Last Friday, I was interviewed by WCVB’s “Chronicle” about the joys and drawbacks of being a blogging female Patriots fan (Check it out tonight at 7:30 if you’re in the area 😀 ). During the interview, I was asked various questions like how I felt about pink hats (hate ’em), who’s my favorite player (Rodney), and what type of response I receive on this website from male fans. And ya know, I think I’ve been really lucky to have some great visitors to this website. Ernie and Bush and even Jet’s fan Gambit have never really questioned my fanhood due to my gender.

I really don’t see why it matters if a girl likes football, but to some pig-heads it does. For example, one evening a few years back, I tried to interject when I overheard a bunch of guys talking about how talented then-Dolphin Jay Fielder was. Yeah, see what I mean? Anyway, I told them that I thought Miami was crazy for keeping Jay Fielder over Damon Huard and that I thought even then-Dolphin Brian Griese would do a better job. Instead of asking me why I felt that way, Jerk #1 asked me, and I quote, “Oh yeah?
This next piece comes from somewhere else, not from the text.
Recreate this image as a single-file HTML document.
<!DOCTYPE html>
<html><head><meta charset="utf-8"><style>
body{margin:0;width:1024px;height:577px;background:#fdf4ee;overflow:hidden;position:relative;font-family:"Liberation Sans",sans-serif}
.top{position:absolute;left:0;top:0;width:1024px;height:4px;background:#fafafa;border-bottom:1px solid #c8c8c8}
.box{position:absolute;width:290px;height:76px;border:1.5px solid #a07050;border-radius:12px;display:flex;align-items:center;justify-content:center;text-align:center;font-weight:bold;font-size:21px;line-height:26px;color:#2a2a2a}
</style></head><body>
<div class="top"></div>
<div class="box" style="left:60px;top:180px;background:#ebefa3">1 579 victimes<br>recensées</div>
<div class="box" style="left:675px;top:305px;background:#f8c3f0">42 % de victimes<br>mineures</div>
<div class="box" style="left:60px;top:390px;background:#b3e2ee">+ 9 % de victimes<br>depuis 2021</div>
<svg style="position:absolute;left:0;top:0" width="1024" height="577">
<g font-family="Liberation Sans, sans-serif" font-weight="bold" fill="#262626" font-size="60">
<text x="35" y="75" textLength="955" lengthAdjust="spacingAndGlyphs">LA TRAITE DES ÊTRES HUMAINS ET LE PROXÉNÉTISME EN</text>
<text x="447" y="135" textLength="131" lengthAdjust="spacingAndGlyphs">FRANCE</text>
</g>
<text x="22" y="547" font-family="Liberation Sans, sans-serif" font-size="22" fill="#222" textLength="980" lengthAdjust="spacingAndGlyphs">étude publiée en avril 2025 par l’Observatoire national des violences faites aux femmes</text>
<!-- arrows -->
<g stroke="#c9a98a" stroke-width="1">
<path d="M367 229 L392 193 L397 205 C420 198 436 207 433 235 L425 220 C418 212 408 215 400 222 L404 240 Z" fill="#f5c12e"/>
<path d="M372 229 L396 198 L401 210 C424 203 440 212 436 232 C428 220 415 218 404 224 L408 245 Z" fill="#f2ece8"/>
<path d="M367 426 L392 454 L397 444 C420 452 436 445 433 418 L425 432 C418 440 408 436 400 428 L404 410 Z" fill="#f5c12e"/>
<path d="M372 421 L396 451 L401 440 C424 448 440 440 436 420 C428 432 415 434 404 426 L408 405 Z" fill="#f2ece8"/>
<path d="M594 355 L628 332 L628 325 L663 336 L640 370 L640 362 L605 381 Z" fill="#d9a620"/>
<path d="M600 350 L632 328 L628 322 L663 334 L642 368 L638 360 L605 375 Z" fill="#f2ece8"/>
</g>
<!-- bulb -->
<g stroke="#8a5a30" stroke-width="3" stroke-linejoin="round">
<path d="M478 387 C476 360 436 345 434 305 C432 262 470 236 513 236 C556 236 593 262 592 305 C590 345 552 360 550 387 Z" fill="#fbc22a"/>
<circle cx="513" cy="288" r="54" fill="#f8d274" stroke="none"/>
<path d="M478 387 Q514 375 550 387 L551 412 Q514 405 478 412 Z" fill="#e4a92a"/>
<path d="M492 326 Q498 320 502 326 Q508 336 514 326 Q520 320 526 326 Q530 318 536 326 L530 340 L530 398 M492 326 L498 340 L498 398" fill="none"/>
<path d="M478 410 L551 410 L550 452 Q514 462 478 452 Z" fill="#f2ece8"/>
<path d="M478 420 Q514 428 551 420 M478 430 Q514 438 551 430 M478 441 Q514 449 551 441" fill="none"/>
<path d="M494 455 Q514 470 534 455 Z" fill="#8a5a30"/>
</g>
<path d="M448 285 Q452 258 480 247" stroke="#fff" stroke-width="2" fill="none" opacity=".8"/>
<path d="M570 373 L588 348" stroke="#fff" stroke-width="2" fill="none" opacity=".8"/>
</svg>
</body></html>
Tell me, how many players are on the field at one time?” Now, you tell me – what does that have to do with Jay Fielder’s ineptitude!?

Even the intern accompanying the “Chronicle” crew (I’m sorry, I can’t remember her name) told me of times she was asked stupid questions – like “Do you know what a quarterback is?” – by guys who didn’t believe she was a genuine Patriots fan.

Face it, boys. Women are infiltrating your ranks, and heck, some of us even know more than you. As recently as 2006, a WOMEN, won Patriots Fan of the Year. According to a recent survey by Scarborough Sports Marketing, 21.5 percent of women in Boston claim to be Patriots fans. Of course, Boston is no match for Pittsburgh which boasts 34 percent of women who bleed black and gold, but female Patriots fans are only growing in numbers.

Since I began watching football in ’94, I have noticed a change in the perception of a female fan. I haven’t been asked a stupid question about football for the purpose of proving myself in years and I can only hope it continues to change to the point that it no longer matters.